A state appellate court has sent Gershow Recycling’s Hubbard Avenue facility back to the Riverhead Planning Board for review, upholding an earlier state Supreme Court ruling.

The ruling wasissued April 7 by the Appellate Division’s Second Department in New York,  as both the town and Gershow had sued each other back in 2014. 

Gershow, which is still operating, bought the former Fred J. Gallo Used Auto Parts location in November 2011. At the time, it was considered an auto salvage facility, officials said. 

Gershow then filed a site plan application with the town for projects like installing drainage, building a retaining wall and landscaping. 

The town’s planning and building departments determined that this work was “de minimus” (minor) and did not need site plan approval from the Planning Board. 

After Gershow began working on the site in November 2013, they also submitted an amended site plan application reflecting additional “as built” improvements on the property. 

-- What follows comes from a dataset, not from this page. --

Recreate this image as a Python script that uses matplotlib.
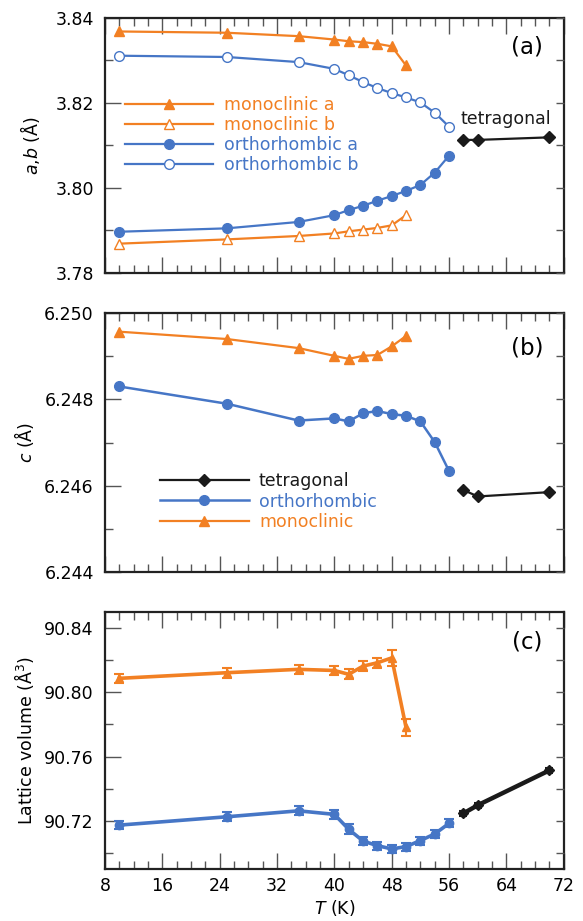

It was around this time that neighbors began complaining that Gershow was producing noise and vibrations that did not occur when Gallo owned the property, despite Gershow’s claims that they had same permit as Gallo. 

The Town Board filed a lawsuit against Gershow in May 2014, claiming it was in violation of various state and town codes. 

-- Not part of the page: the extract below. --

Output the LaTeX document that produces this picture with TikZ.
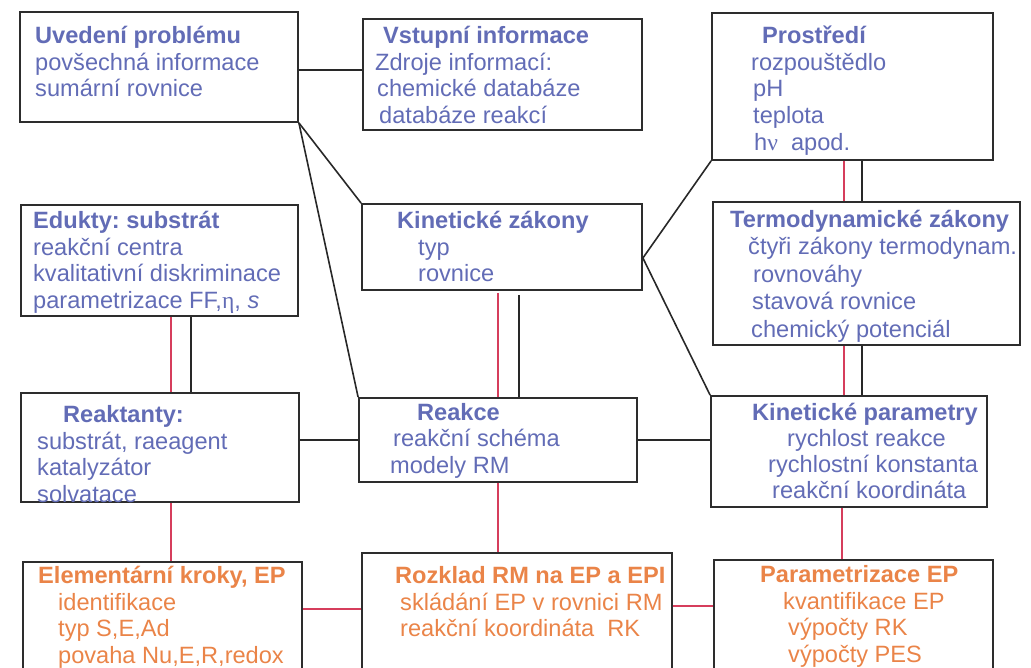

Gershow in turn, filed a lawsuit against the town that same year. 

The town rejected Gershow’s site plan in a denial letter from Jefferson Murphree, the town’s building and planning administrator.

The letter claimed that Gershow had changed the property use from a non-conforming, preexisting “auto salvage yard” to a recycling center. 

State Supreme Court Judge Denise Molia ruled in June 2017 that only the Planning Board, not Mr. Murphree, has authority to approve or deny site plan applications. 

The Appellate Division agreed. 

“The Supreme Court properly determined that this matter should be remitted to the Planning Board for further proceedings,” they wrote. “… it requires the Planning Board to act on the site plan application.”

Jason Sterm, the attorney for Gershow, did not return a call seeking comment.